It's honestly like a black mirror episode. "I have to have maintain a mental model of how my black box ML car AI will act so I don't die or kill other road users... and it can be updated daily."
Autopilot in aircraft have a similar problem, which led to the Air France Flight 447 crash in 2009. The airspeed indicators froze over, the autopilot switched from "normal law" to "alternate law", and the pilots failed to understand that the autopilot's protection from stalling no longer applied. They did not have enough training (or were too confused) to fly without the help of automated aids and flew the plane right into the ocean.
Boeing's planes were known for having fewer of these automated aids and thus required more skill to fly the plane, but the 747-MAX debacle threw cold water on that idea.
Of course, (unlike some commenters in this thread) the air travel industry thankfully had the good sense to look at autopilot on balance rather than fixating on a single fatal accident (or in the case of Tesla's Autopilot, the mere possibility of a fatal accident). The salient question isn't whether or not an autopilot allows for any fatalities, but rather whether or not it reduces fatalities relative to manual piloting/driving.
Yep, autopilot is a good helper but a bad master. In the air there's a lot more space and fewer objects to avoid than on the roads, yet nobody has managed to build a perfect autopilot that could really replace pilots in every situation. I remain skeptical that we'll ever see one in any dimension, let it be air, sea or land.
> "I have to have maintain a mental model of how my black box ML car AI will act so I don't die or kill other road users... and it can be updated daily."
Not defending Tesla here, but this is exactly how I think of other drivers on the road, whether I'm driving, cycling or walking.
Yes, we are literally trained for that - to keep distance with cars ahead of us, expect the unexpected and so on. We are also told not to drive cars without proper maintaince (and inforced by law in most places) so our cars are reliable.
I wonder if future driver training will factor in spotting problems with self-driving or related functions.
But Autopilot is not really a self driving vehicle though - it's basically just lane keeping + adaptive cruise control. It will gladly blow through a stop sign or a red light, it can't change lanes, or make turns, or do any other completely normal driving things that one would expect from a self driving car.

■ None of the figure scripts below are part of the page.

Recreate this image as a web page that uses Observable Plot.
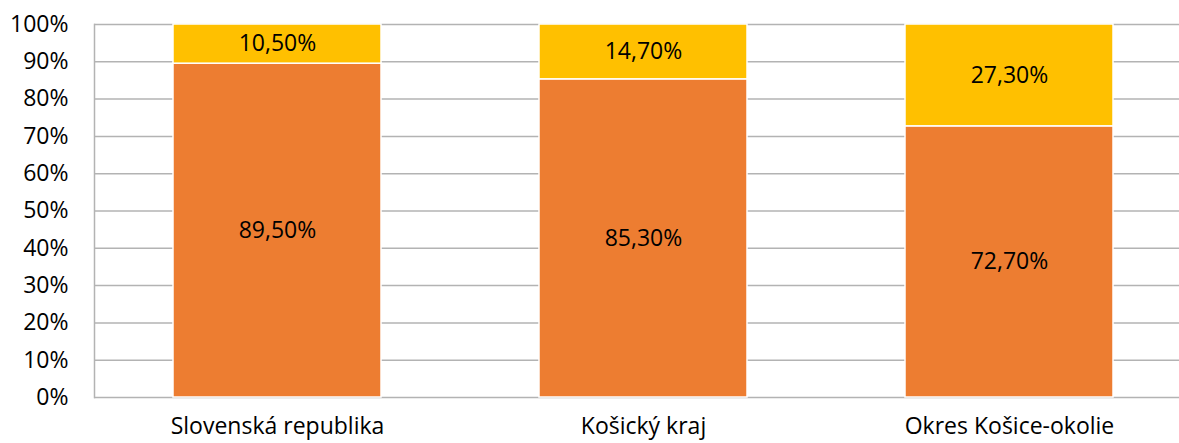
<!DOCTYPE html>
<html>
<head>
<meta charset="utf-8">
<script src="https://cdn.jsdelivr.net/npm/d3@7"></script>
<script src="https://cdn.jsdelivr.net/npm/@observablehq/plot@0.6"></script>
<style>
  html, body { margin: 0; padding: 0; background: #fff; overflow: hidden; width: 1179px; }
  #chart svg { display: block; max-width: none !important; }
</style>
</head>
<body>
<div id="chart"></div>
<script>
const categories = ["Slovenská republika", "Košický kraj", "Okres Košice-okolie"];
const seriesNames = ["majority", "minority"];
const majorityValues = [89.5, 85.3, 72.7];
const minorityValues = [10.5, 14.7, 27.3];
const yTicks = [0, 10, 20, 30, 40, 50, 60, 70, 80, 90, 100];
const colors = ["#ED7D31", "#FFC000"];

const fmt = v => v.toFixed(2).replace(".", ",") + "%";

const data = [];
categories.forEach((c, i) => data.push({cat: c, series: seriesNames[0], value: majorityValues[i]}));
categories.forEach((c, i) => data.push({cat: c, series: seriesNames[1], value: minorityValues[i]}));

const font = "'Open Sans', sans-serif";
const fs = 23;

const plot = Plot.plot({
  width: 1194,
  height: 443,
  marginLeft: 94,
  marginRight: 2,
  marginTop: 24,
  marginBottom: 46,
  style: {fontFamily: font, fontSize: fs + "px", color: "#000", background: "#fff", maxWidth: "none"},
  x: {domain: categories, paddingInner: 0.432, paddingOuter: 0.216, label: null},
  y: {domain: [0, 100], label: null},
  color: {domain: seriesNames, range: colors},
  marks: [
    Plot.ruleY(yTicks, {stroke: "#b3b3b3", strokeWidth: 1.5}),
    Plot.frame({anchor: "left", stroke: "#b3b3b3", strokeWidth: 1.5}),
    Plot.barY(data, Plot.stackY({x: "cat", y: "value", z: "series", fill: "series", stroke: "#fff", strokeWidth: 1.5})),
    Plot.text(data, Plot.stackY({x: "cat", y: "value", z: "series", text: d => fmt(d.value), fill: "#000", fontSize: fs})),
    Plot.axisY({ticks: yTicks, tickSize: 0, tickPadding: 26, tickFormat: d => d + "%", label: null, fontSize: fs}),
    Plot.axisX({tickSize: 0, tickPadding: 20, label: null, fontSize: fs})
  ]
});
document.getElementById("chart").appendChild(plot);
</script>
</body>
</html>
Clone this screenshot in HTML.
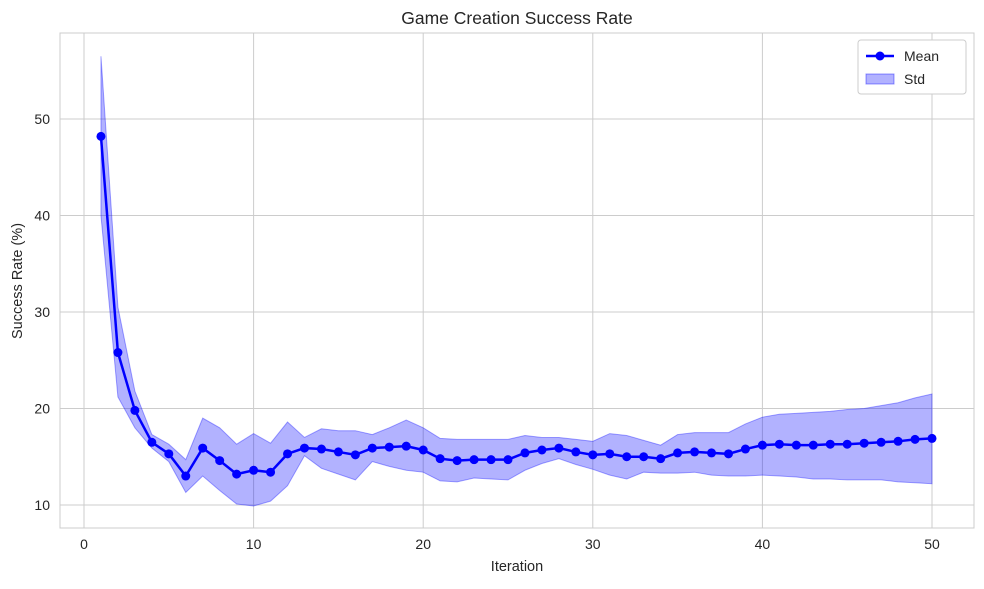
<!DOCTYPE html>
<html><head><meta charset="utf-8"><style>
body{margin:0;background:#fff;font-family:"Liberation Sans",sans-serif}
svg text{font-family:"Liberation Sans",sans-serif;fill:#262626}
</style></head><body>
<svg id="chart" width="984" height="584">
<text x="517" y="24" text-anchor="middle" font-size="17.5">Game Creation Success Rate</text>
<g id="grid"></g><g id="band"></g><g id="line"></g><g id="ticks"></g>
<rect x="60" y="33" width="914" height="495" fill="none" stroke="#ccc" stroke-width="1"/>
<text x="517" y="571" text-anchor="middle" font-size="14.5">Iteration</text>
<text transform="translate(22,281) rotate(-90)" text-anchor="middle" font-size="14.5">Success Rate (%)</text>
<g>
<rect x="858" y="40" width="108" height="54" rx="3" fill="#fff" stroke="#ccc"/>
<line x1="866" y1="56" x2="894" y2="56" stroke="#0000ff" stroke-width="2.5"/>
<circle cx="880" cy="56" r="4.5" fill="#0000ff"/>
<text x="904" y="61" font-size="14">Mean</text>
<rect x="866" y="74" width="28" height="10" fill="rgba(0,0,255,0.3)" stroke="rgba(0,0,255,0.4)"/>
<text x="904" y="84" font-size="14">Std</text>
</g>
</svg>
<script>
const iterations=[];for(let i=1;i<=50;i++)iterations.push(i);
const meanValues=[48.2,25.8,19.8,16.5,15.3,13.0,15.9,14.6,13.2,13.6,13.4,15.3,15.9,15.8,15.5,15.2,15.9,16.0,16.1,15.7,14.8,14.6,14.7,14.7,14.7,15.4,15.7,15.9,15.5,15.2,15.3,15.0,15.0,14.8,15.4,15.5,15.4,15.3,15.8,16.2,16.3,16.2,16.2,16.3,16.3,16.4,16.5,16.6,16.8,16.9];
const upperValues=[56.5,30.5,21.8,17.3,16.3,14.7,19,18,16.3,17.4,16.4,18.6,17,17.9,17.7,17.7,17.3,18,18.8,18,16.9,16.8,16.8,16.8,16.8,17.2,17.0,17.0,16.8,16.6,17.4,17.2,16.7,16.2,17.3,17.5,17.5,17.5,18.4,19.1,19.4,19.5,19.6,19.7,19.9,20.0,20.3,20.6,21.1,21.5];
const lowerValues=[40,21.2,18,15.9,14.5,11.3,13,11.5,10.1,9.9,10.4,12,15.1,13.8,13.2,12.6,14.5,14,13.6,13.4,12.5,12.4,12.8,12.7,12.6,13.6,14.3,14.8,14.2,13.7,13.1,12.7,13.4,13.3,13.3,13.4,13.1,13.0,13.0,13.1,13.0,12.9,12.7,12.7,12.6,12.6,12.6,12.4,12.3,12.2];
const xTicks=[0,10,20,30,40,50];
const yTicks=[10,20,30,40,50];
const NS="http://www.w3.org/2000/svg";
const X=v=>84+v*16.96, Y=v=>505-(v-10)*9.65;
function mk(tag,attrs,parent){const e=document.createElementNS(NS,tag);for(const k in attrs)e.setAttribute(k,attrs[k]);document.getElementById(parent).appendChild(e);return e;}
xTicks.forEach(t=>{
 const l=mk('line',{x1:X(t),x2:X(t),y1:33,y2:528,stroke:'#ccc'},'grid');
 
 
 const tx=mk('text',{x:X(t),y:549,'text-anchor':'middle','font-size':14},'ticks');tx.textContent=t;
 
 
});
yTicks.forEach(t=>{
 const l=mk('line',{x1:60,x2:974,y1:Y(t),y2:Y(t),stroke:'#ccc'},'grid');
 
 
 const tx=mk('text',{x:50,y:Y(t)+5,'text-anchor':'end','font-size':14},'ticks');tx.textContent=t;
 
 
});
let d='M'+iterations.map((x,i)=>X(x)+','+Y(upperValues[i])).join('L');
for(let i=iterations.length-1;i>=0;i--)d+='L'+X(iterations[i])+','+Y(lowerValues[i]);
const band=mk('path',{d:d+'Z',fill:'rgba(0,0,255,0.3)',stroke:'rgba(0,0,255,0.35)'},'band');


const pl=mk('polyline',{points:iterations.map((x,i)=>X(x)+','+Y(meanValues[i])).join(' '),fill:'none',stroke:'#0000ff','stroke-width':2.5},'line');


iterations.forEach((x,i)=>{
 const c=mk('circle',{cx:X(x),cy:Y(meanValues[i]),r:4.5,fill:'#0000ff'},'line');
 
 
});
</script>
</body></html>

Navigate-on-Autopilot, and some other features which are part of the FSD package that is already publicly available, absolutely will stop at stop signs and lights (although the process is often annoying and buggy), change lanes (sometimes into a trailer if it doesn’t see it quite right), and make turns (takes exits/ramps), although these are things that can be individually toggled on and off. They’re there, but the implementation is kinda buggy shitware.
I'm pretty sure Tesla's with FSD get in less accidents when compared to the average driver. Mine tends to be frustratingly overly cautious in most cases.
If you’re not tailgating someone, you’ll be fine, and anyway “the rest of us drivers” includes plenty of people who drive much more dangerously than an overly cautious AI. Autopilot has many millions of miles of driving time and as far as I know there hasn’t been even a single fatal accident due to phantom braking.